I think about this today as it relates to our ongoing conversation on the topic of Spiritual Gifts, specifically whether or not we believe these gifts can make any real difference in the world. There is no question that addiction is a serious mental health issue, yet with that said, I believe we have a so-called addiction to hopelessness and powerlessness. We are facing so many crises in our country and world, yet we act as if there is no hope and as if we have no power. From gun violence to immigration, from hatred to the climate crisis, from poverty to an opioid crisis (just to name a few), we bicker about the irrelevant, shrug our shoulders, offer a handful of prayers, but ultimately act as if there is nothing we can do. Not to be too cynical, but there are those who prosper from our hopelessness and powerlessness.
As people of faith who believe in the Pentecost experience, and who believe that with the indwelling of the Holy Spirit come gifts for the common good and for the transformation of the world, why should we feel hopeless or powerless? I’m going to suggest that we already have all the gifts necessary to change this world and bring about healing, reconciliation, justice, and peace. Oh sure, it will require some real change within all of us, including some sacrifice (not a word most of us like to hear). It will require us to cease playing the game of scapegoating the powerless and to no longer be distracted by the nonsense that some want to suggest is a crisis. It needs to be about Jesus, who chose a path paved with nonviolence, kindness, mercy, welcome, and love. When everyone else had chosen to succumb to the path designed by the Roman Empire, a path of quiet passivity and inevitability, Jesus lived his life and shared his gifts in such a way as to reveal something radically different. To show, among other things, that love is the single most powerful force in the universe (remember, scripture says that God is love), and if our gifts are given with the purpose of making real the Kin(g)dom of love in the here and now, then any sense of hopelessness or powerlessness will not ultimately stand.

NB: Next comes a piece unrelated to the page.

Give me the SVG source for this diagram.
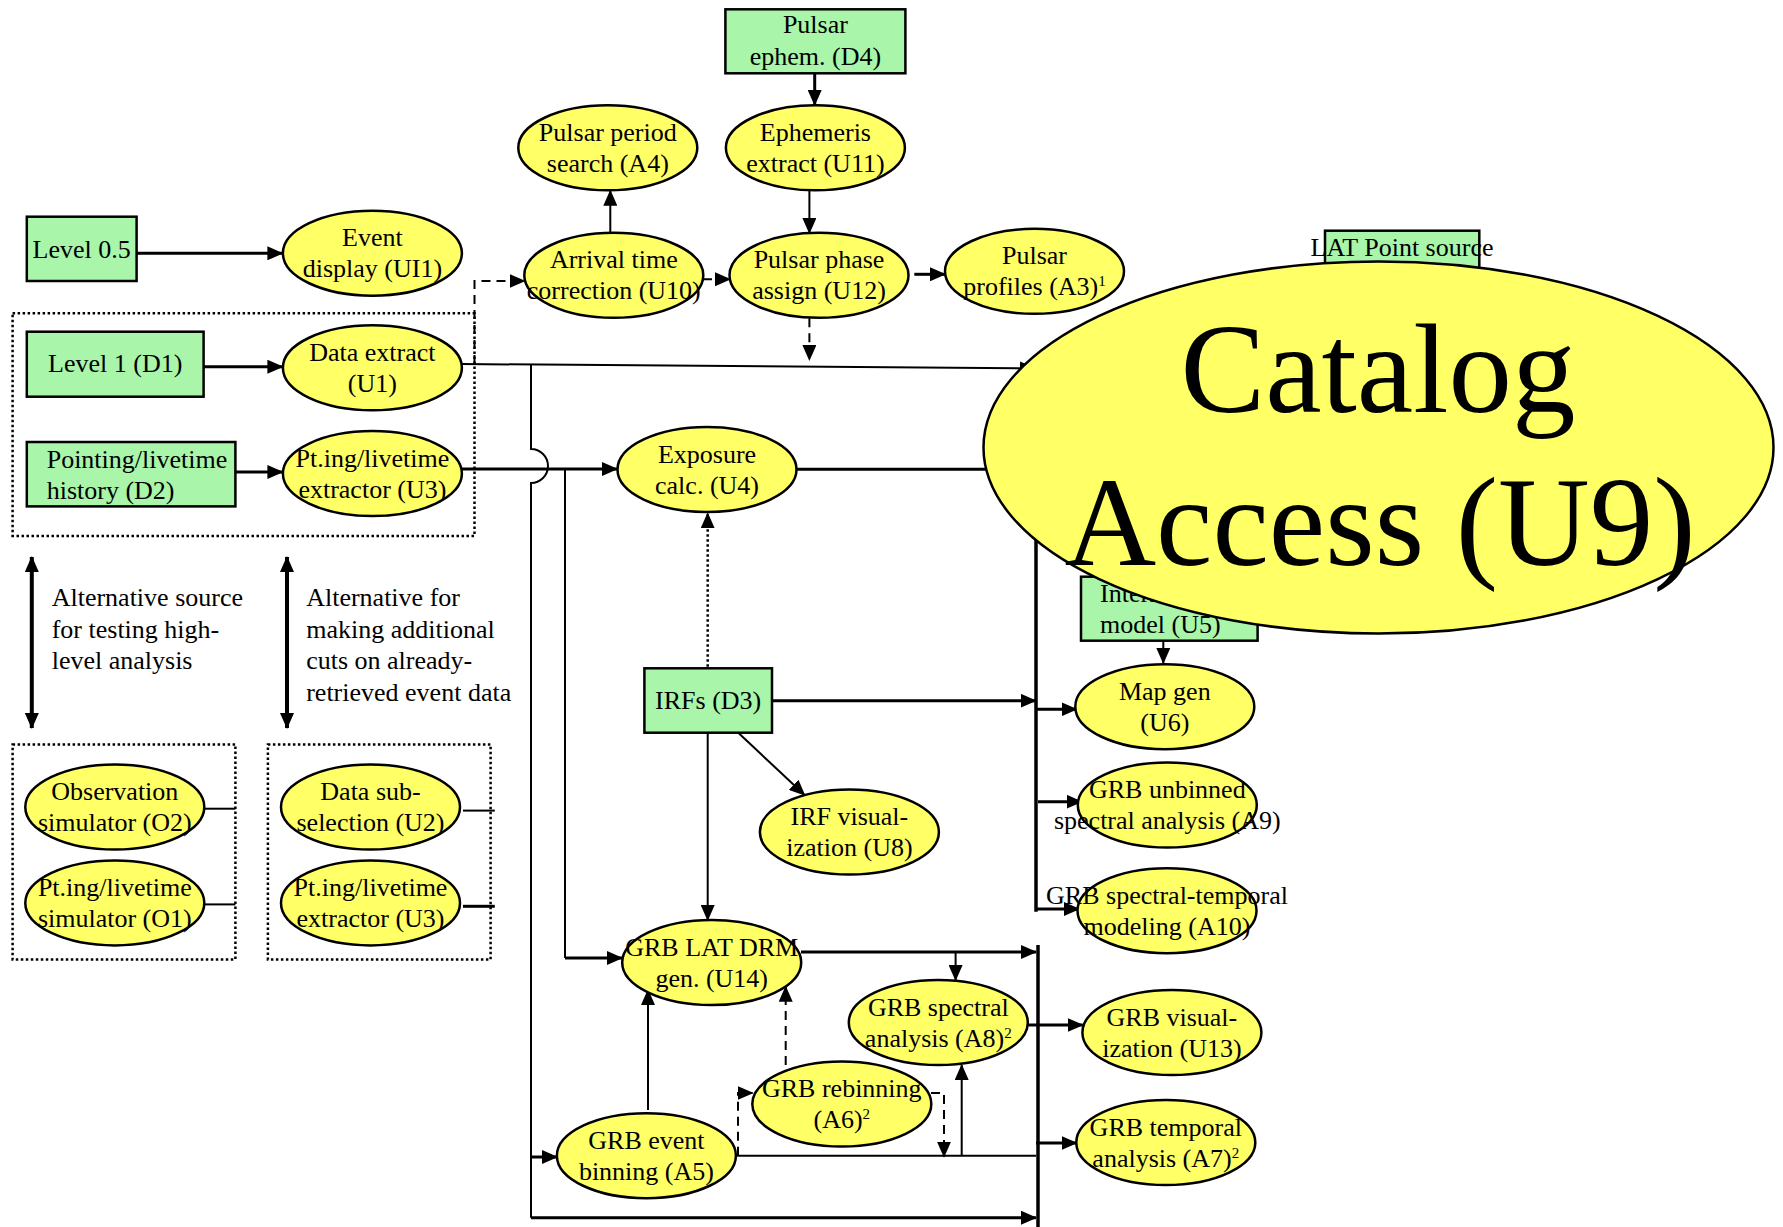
<svg xmlns="http://www.w3.org/2000/svg" width="1783" height="1227" viewBox="0 0 1783 1227">
<style>
.e{fill:#FFFF66;stroke:#000;stroke-width:2.5}
.r{fill:#A9F5A9;stroke:#000;stroke-width:2.5}
.t{font-family:"Liberation Serif","Times New Roman",serif;font-size:26px;text-anchor:middle;fill:#000}
.ts{text-anchor:start}
.a{font-family:"Liberation Serif","Times New Roman",serif;font-size:26px;fill:#000}
.big{font-family:"Liberation Serif","Times New Roman",serif;font-size:127px;text-anchor:middle;fill:#000}
.sup{font-size:15px}
.c{fill:none;stroke:#000;stroke-width:2}
.k{fill:none;stroke:#000;stroke-width:3}
.b{fill:none;stroke:#000;stroke-width:3.5}
.d{fill:none;stroke:#000;stroke-width:2;stroke-dasharray:9 6}
.o{fill:none;stroke:#000;stroke-width:2.5;stroke-dasharray:2.5 2.5}
.bx{fill:none;stroke:#000;stroke-width:2.5;stroke-dasharray:2.5 2.5}
.w{fill:none;stroke:#000;stroke-width:4}
</style>
<defs>
<marker id="ah" markerUnits="userSpaceOnUse" markerWidth="16" markerHeight="14" viewBox="0 0 16 14" refX="15" refY="7" orient="auto"><path d="M0,0 L16,7 L0,14 z" fill="#000"/></marker>
<marker id="ah2" markerUnits="userSpaceOnUse" markerWidth="16" markerHeight="14" viewBox="0 0 16 14" refX="15" refY="7" orient="auto-start-reverse"><path d="M0,0 L16,7 L0,14 z" fill="#000"/></marker>
</defs>

<g id="groups">
<rect class="bx" x="12.6" y="313.3" width="461.9" height="222.6"/>
<rect class="bx" x="12.6" y="744.4" width="222.8" height="215.1"/>
<rect class="bx" x="267.9" y="744.4" width="222.7" height="215.1"/>
</g>

<g id="connectors">
<path class="k" d="M814.7,73.3 V105" marker-end="url(#ah)"/>
<path class="c" d="M809.4,190.7 V233" marker-end="url(#ah)"/>
<path class="c" d="M610.3,232.3 V190.7" marker-end="url(#ah)"/>
<path class="d" d="M703,279.3 H730" marker-end="url(#ah)"/>
<path class="k" d="M914.3,274.3 H945" marker-end="url(#ah)"/>
<path class="d" d="M809.4,318.3 V360" marker-end="url(#ah)"/>
<path class="k" d="M136.6,253.3 H282.4" marker-end="url(#ah)"/>
<path class="k" d="M203.6,366.7 H282.4" marker-end="url(#ah)"/>
<path class="k" d="M235.4,472 H282.4" marker-end="url(#ah)"/>
<path class="d" d="M474.5,364 V281 H524.5" marker-end="url(#ah)"/>
<path class="c" d="M462,364 L1035,368.5" marker-end="url(#ah)"/>
<path class="c" d="M531,365 V449 A17,17 0 0 1 531,483 V1217.7"/>
<path class="k" d="M531,1217.7 H1036" marker-end="url(#ah)"/>
<path class="k" d="M531,1157 H557" marker-end="url(#ah)"/>
<path class="k" d="M462,469 H617" marker-end="url(#ah)"/>
<path class="c" d="M565,469 V958"/>
<path class="k" d="M565,958 H622" marker-end="url(#ah)"/>
<path class="k" d="M797,469.3 H1035"/>
<path class="o" d="M707.7,666.7 V513.3" marker-end="url(#ah)"/>
<path class="k" d="M772,700.7 H1035.7" marker-end="url(#ah)"/>
<path class="b" d="M1036,368 V911.7"/>
<path class="k" d="M1036,709.3 H1076.5" marker-end="url(#ah)"/>
<path class="c" d="M1163.3,640.7 V663" marker-end="url(#ah)"/>
<path class="k" d="M1038,801.7 H1081.6" marker-end="url(#ah)"/>
<path class="k" d="M1036,909 H1079" marker-end="url(#ah)"/>
<path class="c" d="M738.8,733.3 L804.6,795" marker-end="url(#ah)"/>
<path class="c" d="M707.7,732.7 V920" marker-end="url(#ah)"/>
<path class="k" d="M801,952 H1036" marker-end="url(#ah)"/>
<path class="c" d="M955.6,952 V980" marker-end="url(#ah)"/>
<path class="k" d="M1028,1025 H1082.6" marker-end="url(#ah)"/>
<path class="b" d="M1038,945 V1227"/>
<path class="c" d="M735.7,1155.7 H1036"/>
<path class="c" d="M961.7,1155.7 V1065" marker-end="url(#ah)"/>
<path class="d" d="M931,1093 H944 V1156.7" marker-end="url(#ah)"/>
<path class="d" d="M738,1155.7 V1093 H752.6" marker-end="url(#ah)"/>
<path class="d" d="M785.7,1065 V986.7" marker-end="url(#ah)"/>
<path class="c" d="M648,1110 V990" marker-end="url(#ah)"/>
<path class="k" d="M1036,1143 H1076.5" marker-end="url(#ah)"/>
<path class="c" d="M204.7,808.7 H235.4"/>
<path class="c" d="M204.7,904.4 H235.4"/>
<path class="c" d="M463,810.6 H494.8"/>
<path class="k" d="M463,906.3 H494.8"/>
<path class="w" d="M31.8,557 V728" marker-start="url(#ah2)" marker-end="url(#ah2)"/>
<path class="w" d="M287,557 V728" marker-start="url(#ah2)" marker-end="url(#ah2)"/>
</g>

<g id="notes">
<text class="a"><tspan x="51.7" y="606">Alternative source</tspan><tspan x="51.7" y="637.5">for testing high-</tspan><tspan x="51.7" y="669">level analysis</tspan></text>
<text class="a"><tspan x="306.2" y="606">Alternative for</tspan><tspan x="306.2" y="637.5">making additional</tspan><tspan x="306.2" y="669">cuts on already-</tspan><tspan x="306.2" y="700.5">retrieved event data</tspan></text>
</g>

<g id="D4"><rect class="r" x="725.4" y="9.3" width="180" height="64"/><text class="t"><tspan x="815.4" y="33.3">Pulsar</tspan><tspan x="815.4" y="65">ephem. (D4)</tspan></text></g>
<g id="A4"><ellipse class="e" cx="607.8" cy="147.8" rx="89.5" ry="42.5"/><text class="t"><tspan x="607.8" y="140.8">Pulsar period</tspan><tspan x="607.8" y="171.8">search (A4)</tspan></text></g>
<g id="U11"><ellipse class="e" cx="815.4" cy="147.8" rx="89.5" ry="42.5"/><text class="t"><tspan x="815.4" y="140.8">Ephemeris</tspan><tspan x="815.4" y="171.8">extract (U11)</tspan></text></g>
<g id="L05"><rect class="r" x="26.8" y="216.7" width="109.8" height="64.3"/><text class="t"><tspan x="81.7" y="258.3">Level 0.5</tspan></text></g>
<g id="UI1"><ellipse class="e" cx="372.4" cy="253.2" rx="89.5" ry="42.5"/><text class="t"><tspan x="372.4" y="246.2">Event</tspan><tspan x="372.4" y="277.2">display (UI1)</tspan></text></g>
<g id="U10"><ellipse class="e" cx="613.8" cy="275.3" rx="89.5" ry="42.5"/><text class="t"><tspan x="613.8" y="268.3">Arrival time</tspan><tspan x="613.8" y="299.3">correction (U10)</tspan></text></g>
<g id="U12"><ellipse class="e" cx="819" cy="275.3" rx="89.5" ry="42.5"/><text class="t"><tspan x="819" y="268.3">Pulsar phase</tspan><tspan x="819" y="299.3">assign (U12)</tspan></text></g>
<g id="A3"><ellipse class="e" cx="1034.5" cy="271.3" rx="89.5" ry="42.5"/><text class="t"><tspan x="1034.5" y="264.3">Pulsar</tspan><tspan x="1034.5" y="295.3">profiles (A3)<tspan class="sup" dy="-9">1</tspan></tspan></text></g>
<g id="D1"><rect class="r" x="26.8" y="331.7" width="176.8" height="65"/><text class="t"><tspan x="115.2" y="372.3">Level 1 (D1)</tspan></text></g>
<g id="U1"><ellipse class="e" cx="372.4" cy="367.8" rx="89.5" ry="42.5"/><text class="t"><tspan x="372.4" y="360.8">Data extract</tspan><tspan x="372.4" y="391.8">(U1)</tspan></text></g>
<g id="D2"><rect class="r" x="26.8" y="442" width="208.6" height="64.4"/><text class="t ts"><tspan x="46.7" y="468">Pointing/livetime</tspan><tspan x="46.7" y="498.7">history (D2)</tspan></text></g>
<g id="U3"><ellipse class="e" cx="372.4" cy="473.6" rx="89.5" ry="42.5"/><text class="t"><tspan x="372.4" y="466.6">Pt.ing/livetime</tspan><tspan x="372.4" y="497.6">extractor (U3)</tspan></text></g>
<g id="U4"><ellipse class="e" cx="707" cy="469.5" rx="89.5" ry="42.5"/><text class="t"><tspan x="707" y="462.5">Exposure</tspan><tspan x="707" y="493.5">calc. (U4)</tspan></text></g>
<g id="D3"><rect class="r" x="644.4" y="668.3" width="127.6" height="64.4"/><text class="t"><tspan x="708.2" y="709.3">IRFs (D3)</tspan></text></g>
<g id="U8"><ellipse class="e" cx="849.4" cy="832" rx="89.5" ry="42.5"/><text class="t"><tspan x="849.4" y="825">IRF visual-</tspan><tspan x="849.4" y="856">ization (U8)</tspan></text></g>
<g id="D5"><rect class="r" x="1325" y="230.7" width="154.3" height="70"/><text class="t"><tspan x="1402" y="256">LAT Point source</tspan></text></g>
<g id="U5"><rect class="r" x="1081" y="576.7" width="176.6" height="64"/><text class="t ts"><tspan x="1100" y="601.7">Interstellar</tspan><tspan x="1100" y="633.3">model (U5)</tspan></text></g>
<g id="U6"><ellipse class="e" cx="1164.8" cy="706.7" rx="89.5" ry="42.5"/><text class="t"><tspan x="1164.8" y="699.7">Map gen</tspan><tspan x="1164.8" y="730.7">(U6)</tspan></text></g>
<g id="A9"><ellipse class="e" cx="1167.3" cy="805" rx="89.5" ry="42.5"/><text class="t"><tspan x="1167.3" y="798">GRB unbinned</tspan><tspan x="1167.3" y="829">spectral analysis (A9)</tspan></text></g>
<g id="A10"><ellipse class="e" cx="1167" cy="910.7" rx="89.5" ry="42.5"/><text class="t"><tspan x="1167" y="903.7">GRB spectral-temporal</tspan><tspan x="1167" y="934.7">modeling (A10)</tspan></text></g>
<g id="O2"><ellipse class="e" cx="114.8" cy="807" rx="89.5" ry="42.5"/><text class="t"><tspan x="114.8" y="800">Observation</tspan><tspan x="114.8" y="831">simulator (O2)</tspan></text></g>
<g id="O1"><ellipse class="e" cx="114.8" cy="902.9" rx="89.5" ry="42.5"/><text class="t"><tspan x="114.8" y="895.9">Pt.ing/livetime</tspan><tspan x="114.8" y="926.9">simulator (O1)</tspan></text></g>
<g id="U2"><ellipse class="e" cx="370.5" cy="807" rx="89.5" ry="42.5"/><text class="t"><tspan x="370.5" y="800">Data sub-</tspan><tspan x="370.5" y="831">selection (U2)</tspan></text></g>
<g id="U3b"><ellipse class="e" cx="370.5" cy="902.9" rx="89.5" ry="42.5"/><text class="t"><tspan x="370.5" y="895.9">Pt.ing/livetime</tspan><tspan x="370.5" y="926.9">extractor (U3)</tspan></text></g>
<g id="U14"><ellipse class="e" cx="711.7" cy="962.5" rx="89.5" ry="42.5"/><text class="t"><tspan x="711.7" y="955.5">GRB LAT DRM</tspan><tspan x="711.7" y="986.5">gen. (U14)</tspan></text></g>
<g id="A8"><ellipse class="e" cx="938.3" cy="1022.5" rx="89.5" ry="42.5"/><text class="t"><tspan x="938.3" y="1015.5">GRB spectral</tspan><tspan x="938.3" y="1046.5">analysis (A8)<tspan class="sup" dy="-9">2</tspan></tspan></text></g>
<g id="A6"><ellipse class="e" cx="841.8" cy="1104" rx="89.5" ry="42.5"/><text class="t"><tspan x="841.8" y="1097">GRB rebinning</tspan><tspan x="841.8" y="1128">(A6)<tspan class="sup" dy="-9">2</tspan></tspan></text></g>
<g id="A5"><ellipse class="e" cx="646.4" cy="1155.7" rx="89.5" ry="42.5"/><text class="t"><tspan x="646.4" y="1148.7">GRB event</tspan><tspan x="646.4" y="1179.7">binning (A5)</tspan></text></g>
<g id="U13"><ellipse class="e" cx="1171.9" cy="1032.5" rx="89.5" ry="42.5"/><text class="t"><tspan x="1171.9" y="1025.5">GRB visual-</tspan><tspan x="1171.9" y="1056.5">ization (U13)</tspan></text></g>
<g id="A7"><ellipse class="e" cx="1165.8" cy="1142.5" rx="89.5" ry="42.5"/><text class="t"><tspan x="1165.8" y="1135.5">GRB temporal</tspan><tspan x="1165.8" y="1166.5">analysis (A7)<tspan class="sup" dy="-9">2</tspan></tspan></text></g>
<g id="U9"><ellipse class="e" cx="1378.5" cy="447.5" rx="395" ry="186"/><text class="big"><tspan x="1378" y="411.5">Catalog</tspan><tspan x="1380" y="565">Access (U9)</tspan></text></g>
</svg>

Now, what I just wrote requires a great deal of faith, and to be perfectly honest, I can’t say I have that faith every single day. Pessimism and despair creep into my heart and mind more than I’d like to admit, yet I read the Gospels and read the stories of those who were faithful to the ways of love throughout history, and what seeks to disempower God’s dream is suddenly disempowered itself. A report 35 years ago told us the truth, but it takes people to bring about real change. God has entrusted with the needed gifts, and even though I might questions God’s wisdom, it appears is if God is suggesting that God trusts us to put those gifts to good use.
Continue to keep Jesus and his grace-filled spirit close by, O God, as I desire to bring my gifts alongside the gifts of others for a purpose much greater than anything I could imagine on my own. I need your encouragement and the persistent conviction modeled in Jesus if I am going to realize the holy potential within me. Amen.